The Australian can reveal that more investment sales are being struck around the country with a focus on markets including resources capitals Brisbane and Perth, which are showing better leasing dynamics at the top end than larger capitals.
Canadian group Brookfield is selling an office block in the heart of Brisbane for close to $300m to local funds house Quintessential Equity, just weeks after striking a joint-venture deal to build a new $500m tower in Perth with superannuation fund-backed Cbus Property. The group also believes that the top end of the office market will prevail even as lower-grade buildings fall in value.
There is even evidence in hard-pressed Sydney that the biggest office owners are willing to meet the market. The listed Dexus has won strong interest in the two towers it put on the block – 1 Margaret St and 44 Market St – with the discounts to book values expected to be kept tight.
And Mirvac and Blackstone are finalising the $820m sale of 60 Margaret St and the MetCentre retail complex, with the pricing showing around an 8 per cent discount to the valuation last June. Buyer Ashe Morgan is believed to be tying up financing for the transaction.
The discounts on the buildings are a far cry from stockmarket expectations of deep value falls in the portfolios of office companies and come as some of the best stock is yet to trade.
Chinese company Ping An Real Estate is progressing the sale of a half stake in the $2.4bn Sydney Place development at Circular Quay, with bidding showing that Australia is being differentiated from the recent US banking market volatility.
The Australian market differs from the northern hemisphere which has been struck by low office occupancy and, in the US, much higher use of leverage provided by alternative financiers.
On the ground, demand for space is holding up locally.

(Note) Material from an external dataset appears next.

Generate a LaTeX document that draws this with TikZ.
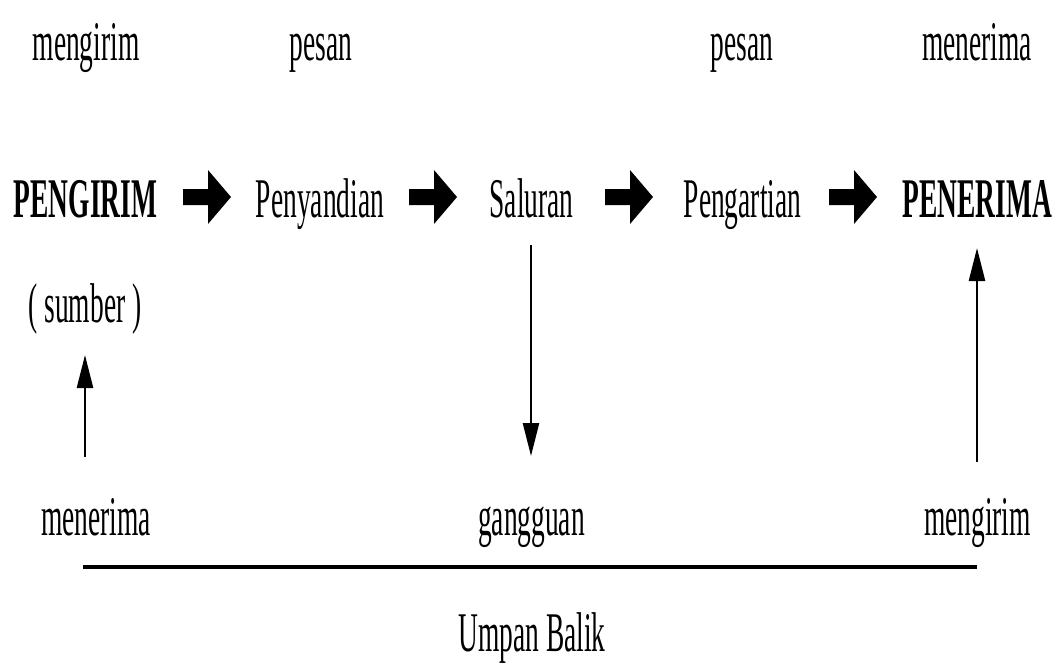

A report released by Dexus showed that office space demand has been positive in the Melbourne, Brisbane, and Perth markets over the past quarter, while Sydney saw a contraction.
Office vacancy rates remain elevated, however net face rents have risen with Sydney CBD, North Sydney, Melbourne CBD, Brisbane CBD and Perth CBD showing positive quarter-on-quarter growth.
The report noted that real estate capitalisation rates are estimated to have lifted by about 25 basis points in the quarter but rising rents are helping support valuations.
“While interest rate rises are making for challenging conditions, there are signs that they are getting close to their peak,” Dexus head of research Peter Studley said.
“Despite volatility in pricing across all asset classes, there are reasons for investors to maintain or increase exposure to real assets, which include a steady defensive income return and a significant diversification benefit.”